28
de fevereiro de 2014 | N° 17718
DAVID
COIMBRA
A tarefa de matar
Passei
seis ou sete Natais da minha vida na casa do Lairson e da Moema Kunzler, na
zona sul de Porto Alegre. Segunda passada, o Lairson foi assassinado com um
tiro na cabeça na entrada do condomínio onde fica esta mesma casa de tantos
Natais.
Lairson
era um homem bom, e não há elogio maior que se possa fazer a um homem. Não há novidade
no que aconteceu com ele. O Brasil é um país violento e, entre todas as suas
cidades, Porto Alegre é das mais violentas.
Havia
uma tese de que a violência seria consequência da miséria. Não é, e os números
o provam – a miséria diminui a cada ano, a violência aumenta a cada dia. Há muitíssimos
países mais pobres do que o Brasil e muitíssimo menos violentos.
A
violência brasileira é cultural. É moral. O Brasil está falido moralmente.
Imagine
que o Estado, o Grande Pai Provedor, segundo a crença dos brasileiros, imagine
que o Estado, tornado ainda mais rico graças ao petróleo das profundezas,
destinasse a cada brasileiro R$ 10 mil por mês até o fim da vida. Resolveria os
problemas do Brasil? Não. O Brasil ia piorar. Todos os bandidos, vigaristas,
oportunistas e corruptos deste país teriam mais dinheiro em que se refocilar,
teriam mais mercado para se repoltrear. Você pode reunir todos os dólares do
mundo, e com eles não conseguirá comprar meio quilo de integridade.
A
relação do brasileiro com o Estado é doentia.
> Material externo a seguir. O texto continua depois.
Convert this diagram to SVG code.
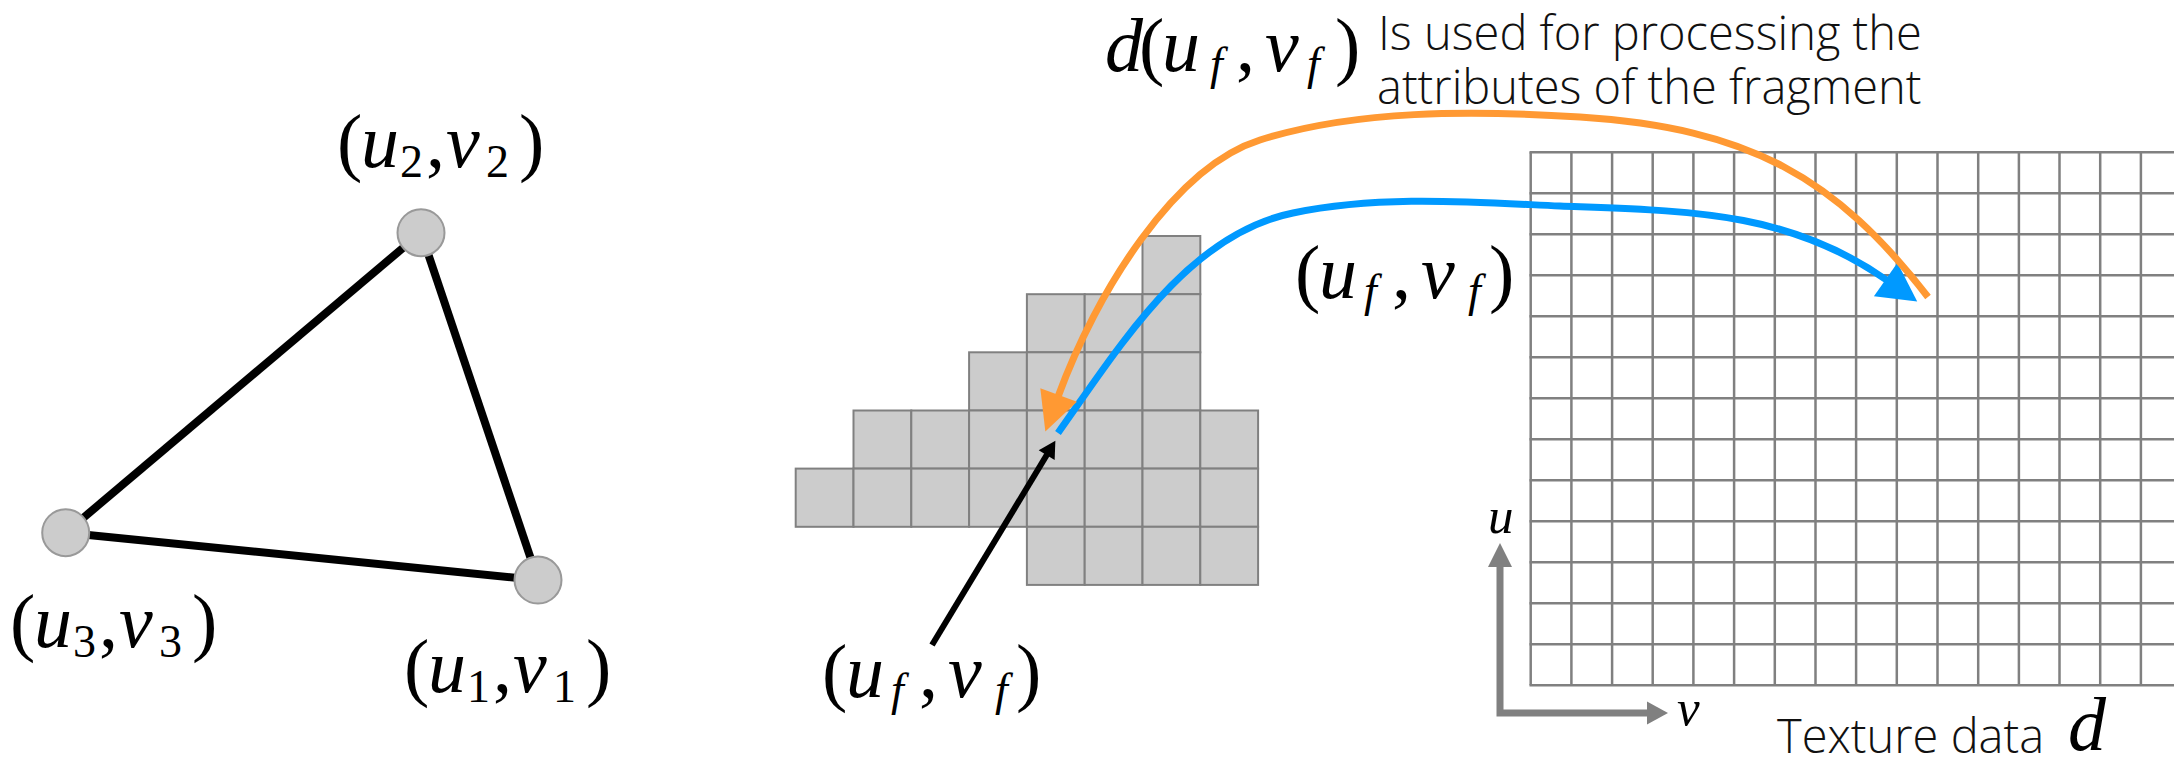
<svg xmlns="http://www.w3.org/2000/svg" width="2174" height="765" viewBox="0 0 2174 765">
<style>
.edge{stroke:#000;stroke-width:8;fill:none}
.vtx{fill:#cccccc;stroke:#999999;stroke-width:2}
.cell{fill:#cccccc;stroke:#808080;stroke-width:2}
.tex{stroke:#808080;stroke-width:2.5;fill:none}
.m{font-family:"Liberation Serif","Times New Roman",serif;font-size:76px;fill:#000}
.i{font-style:italic}
.s{font-size:46px}
.ax{font-family:"Liberation Serif","Times New Roman",serif;font-size:51px;font-style:italic;fill:#000}
.t{font-family:"Open Sans","Liberation Sans",sans-serif;font-weight:300;font-size:47px;fill:#111}
</style>
<defs>
<marker id="hb" markerUnits="userSpaceOnUse" markerWidth="40" markerHeight="42" refX="1" refY="21" orient="auto" overflow="visible"><path d="M0,0.5 L38.5,21 L0,41.5 z" fill="#0099ff"/></marker>
<marker id="ho" markerUnits="userSpaceOnUse" markerWidth="40" markerHeight="42" refX="1" refY="21" orient="auto" overflow="visible"><path d="M0,1.5 L38.7,21 L0,40.5 z" fill="#ff9933"/></marker>
<marker id="hk" markerUnits="userSpaceOnUse" markerWidth="18" markerHeight="20" refX="1" refY="10" orient="auto" overflow="visible"><path d="M0,0.7 L16.8,10 L0,19.3 z" fill="#000"/></marker>
</defs>
<rect width="2174" height="765" fill="#fff"/>

<g id="triangle">
<line class="edge" x1="421" y1="232.7" x2="65.7" y2="532.7"/>
<line class="edge" x1="421" y1="232.7" x2="538" y2="580"/>
<line class="edge" x1="65.7" y1="532.7" x2="538" y2="580"/>
</g>
<g id="vertex2"><circle class="vtx" cx="421" cy="232.7" r="23.5"/>
<text class="m"><tspan x="337" y="167">(</tspan><tspan class="i" x="361" y="167">u</tspan><tspan class="s" x="400" y="177">2</tspan><tspan x="426" y="167">,</tspan><tspan class="i" x="446" y="167">v</tspan><tspan class="s" x="486" y="177">2</tspan><tspan x="519" y="167">)</tspan></text></g>
<g id="vertex3"><circle class="vtx" cx="65.7" cy="532.7" r="23.5"/>
<text class="m"><tspan x="10" y="647">(</tspan><tspan class="i" x="34" y="647">u</tspan><tspan class="s" x="73" y="657">3</tspan><tspan x="99" y="647">,</tspan><tspan class="i" x="119" y="647">v</tspan><tspan class="s" x="159" y="657">3</tspan><tspan x="192" y="647">)</tspan></text></g>
<g id="vertex1"><circle class="vtx" cx="538" cy="580" r="23.5"/>
<text class="m"><tspan x="404" y="692">(</tspan><tspan class="i" x="428" y="692">u</tspan><tspan class="s" x="467" y="702">1</tspan><tspan x="493" y="692">,</tspan><tspan class="i" x="513" y="692">v</tspan><tspan class="s" x="553" y="702">1</tspan><tspan x="586" y="692">)</tspan></text></g>

<g id="fragments">
<rect class="cell" x="1142.5" y="236" width="57.8" height="58.2"/>
<rect class="cell" x="1026.9" y="294.2" width="57.8" height="58.1"/>
<rect class="cell" x="1084.7" y="294.2" width="57.8" height="58.1"/>
<rect class="cell" x="1142.5" y="294.2" width="57.8" height="58.1"/>
<rect class="cell" x="969.1" y="352.3" width="57.8" height="58.2"/>
<rect class="cell" x="1026.9" y="352.3" width="57.8" height="58.2"/>
<rect class="cell" x="1084.7" y="352.3" width="57.8" height="58.2"/>
<rect class="cell" x="1142.5" y="352.3" width="57.8" height="58.2"/>
<rect class="cell" x="853.5" y="410.5" width="57.8" height="58.1"/>
<rect class="cell" x="911.3" y="410.5" width="57.8" height="58.1"/>
<rect class="cell" x="969.1" y="410.5" width="57.8" height="58.1"/>
<rect class="cell" x="1026.9" y="410.5" width="57.8" height="58.1"/>
<rect class="cell" x="1084.7" y="410.5" width="57.8" height="58.1"/>
<rect class="cell" x="1142.5" y="410.5" width="57.8" height="58.1"/>
<rect class="cell" x="1200.3" y="410.5" width="57.8" height="58.1"/>
<rect class="cell" x="795.7" y="468.6" width="57.8" height="58.2"/>
<rect class="cell" x="853.5" y="468.6" width="57.8" height="58.2"/>
<rect class="cell" x="911.3" y="468.6" width="57.8" height="58.2"/>
<rect class="cell" x="969.1" y="468.6" width="57.8" height="58.2"/>
<rect class="cell" x="1026.9" y="468.6" width="57.8" height="58.2"/>
<rect class="cell" x="1084.7" y="468.6" width="57.8" height="58.2"/>
<rect class="cell" x="1142.5" y="468.6" width="57.8" height="58.2"/>
<rect class="cell" x="1200.3" y="468.6" width="57.8" height="58.2"/>
<rect class="cell" x="1026.9" y="526.8" width="57.8" height="58.1"/>
<rect class="cell" x="1084.7" y="526.8" width="57.8" height="58.1"/>
<rect class="cell" x="1142.5" y="526.8" width="57.8" height="58.1"/>
<rect class="cell" x="1200.3" y="526.8" width="57.8" height="58.1"/>
</g>

<g id="texture">
<path class="tex" d="M1530.7,152.3V685.3M1571.4,152.3V685.3M1612.1,152.3V685.3M1652.7,152.3V685.3M1693.4,152.3V685.3M1734.1,152.3V685.3M1774.8,152.3V685.3M1815.5,152.3V685.3M1856.1,152.3V685.3M1896.8,152.3V685.3M1937.5,152.3V685.3M1978.2,152.3V685.3M2018.9,152.3V685.3M2059.5,152.3V685.3M2100.2,152.3V685.3M2140.9,152.3V685.3"/>
<path class="tex" d="M1529.5,152.3H2174M1529.5,193.3H2174M1529.5,234.3H2174M1529.5,275.3H2174M1529.5,316.3H2174M1529.5,357.3H2174M1529.5,398.3H2174M1529.5,439.3H2174M1529.5,480.3H2174M1529.5,521.3H2174M1529.5,562.3H2174M1529.5,603.3H2174M1529.5,644.3H2174M1529.5,685.3H2174"/>
<text class="t" x="1777" y="753">Texture data</text>
<text class="m i" x="2068" y="750">d</text>
</g>

<g id="axes">
<path d="M1500,565 V713 H1649" fill="none" stroke="#808080" stroke-width="7"/>
<polygon points="1500,543 1512,567 1488,567" fill="#808080"/>
<polygon points="1668,713 1647,701.5 1647,724.5" fill="#808080"/>
<text class="ax" x="1488" y="533">u</text>
<text class="ax" x="1677" y="725">v</text>
</g>

<g id="label-frag">
<text class="m"><tspan x="822" y="697">(</tspan><tspan class="i" x="846" y="697">u</tspan><tspan class="s i" x="891" y="705">f</tspan><tspan x="919" y="697">,</tspan><tspan class="i" x="948" y="697">v</tspan><tspan class="s i" x="995" y="705">f</tspan><tspan x="1016" y="697">)</tspan></text>
</g>
<g id="label-tex">
<text class="m"><tspan x="1295" y="298">(</tspan><tspan class="i" x="1319" y="298">u</tspan><tspan class="s i" x="1364" y="306">f</tspan><tspan x="1392" y="298">,</tspan><tspan class="i" x="1421" y="298">v</tspan><tspan class="s i" x="1468" y="306">f</tspan><tspan x="1489" y="298">)</tspan></text>
</g>
<g id="label-d">
<text class="m"><tspan class="i" x="1105" y="71">d</tspan><tspan x="1139" y="71">(</tspan><tspan class="i" x="1162" y="71">u</tspan><tspan class="s i" x="1210" y="79">f</tspan><tspan x="1236" y="71">,</tspan><tspan class="i" x="1265" y="71">v</tspan><tspan class="s i" x="1307" y="79">f</tspan><tspan x="1335" y="71">)</tspan></text>
<text class="t" x="1378" y="50">Is used for processing the</text>
<text class="t" x="1377" y="104">attributes of the fragment</text>
</g>

<g id="connectors">
<line x1="932" y1="645" x2="1047.2" y2="454.3" stroke="#000" stroke-width="6" marker-end="url(#hk)"/>
<path d="M1058,433 C1120,346 1188,234 1293,213 C1381,195 1470,202 1560,206 C1690,211 1788,211 1886.5,280" fill="none" stroke="#0099ff" stroke-width="7" marker-end="url(#hb)"/>
<path d="M1928,297 C1836,178 1750,128 1580,117 C1470,110 1355,110 1260,140 C1174,167 1096,293 1058.3,396" fill="none" stroke="#ff9933" stroke-width="7" marker-end="url(#ho)"/>
</g>
</svg>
O brasileiro espera que o Estado
resolva todos os seus problemas e responsabiliza o Estado por todos os seus
males, enquanto os comandantes do Estado não sabem como lidar com o povo
brasileiro: os da direita o negligenciam, os da esquerda o vitimizam.
E aí
está. Assaltos e roubos existem em quase todos os países, é verdade. Mas
assaltos à mão armada, em menos. Assaltos à mão armada com sequestros e execuções,
menos ainda. E o tipo de crime que atingiu o Lairson, em pouquíssimos rincões
deste vasto e triste mundo. Porque o homem que matou Lairson foi de um
profissionalismo seco. Ele tinha um objetivo: tomar o dinheiro que estava numa
bolsa dentro do carro. Quando Lairson pisou no acelerador, colocou-se entre o
bandido e seu objetivo. O bandido resolveu o problema da forma mais prática: disparou
cinco tiros, feriu Lairson de morte, parou o carro, pegou a bolsa e foi embora.
Missão cumprida.
Quer
dizer: ali estava uma pessoa que, para alcançar seus fins, utiliza quaisquer
meios. A vida de outro ser humano, para ele, não é objeto de ponderação. Tanto
faz matar ou não matar.
Homens
assim, brasileiros assim, estão em toda parte. Você deve ter cruzado com alguns
no supermercado, se irritado com eles no trânsito, pode ter trocado palavras
com um ou outro numa fila de repartição, num show, num bar da Cidade Baixa.
Qual
é a culpa desse homem, além do óbvio crime que cometeu? Qual é o seu problema,
que é também o problema deste país?
Ele
não sente, ele não pensa. Essa é a culpa. O outro, para ele, não está em suas
considerações. Ele não sentiu, ele não pensou, ele não sabe que o ato dele fez
diferença, que mudará a vida de outras pessoas que com ele partilham o oxigênio
da Terra. Ele não pensou que Lairson tinha uma mulher que o amava, a doce
Moema, e três filhos. Não pensou nas dezenas, centenas de amigos que o
prantearam no velório. Não pensou, não pode ter pensado em todos os que ficaram
sofrendo pelos que sofrem por Lairson. Não pensou que os Natais na casa da Zona
Sul nunca, nunca mais serão os mesmos.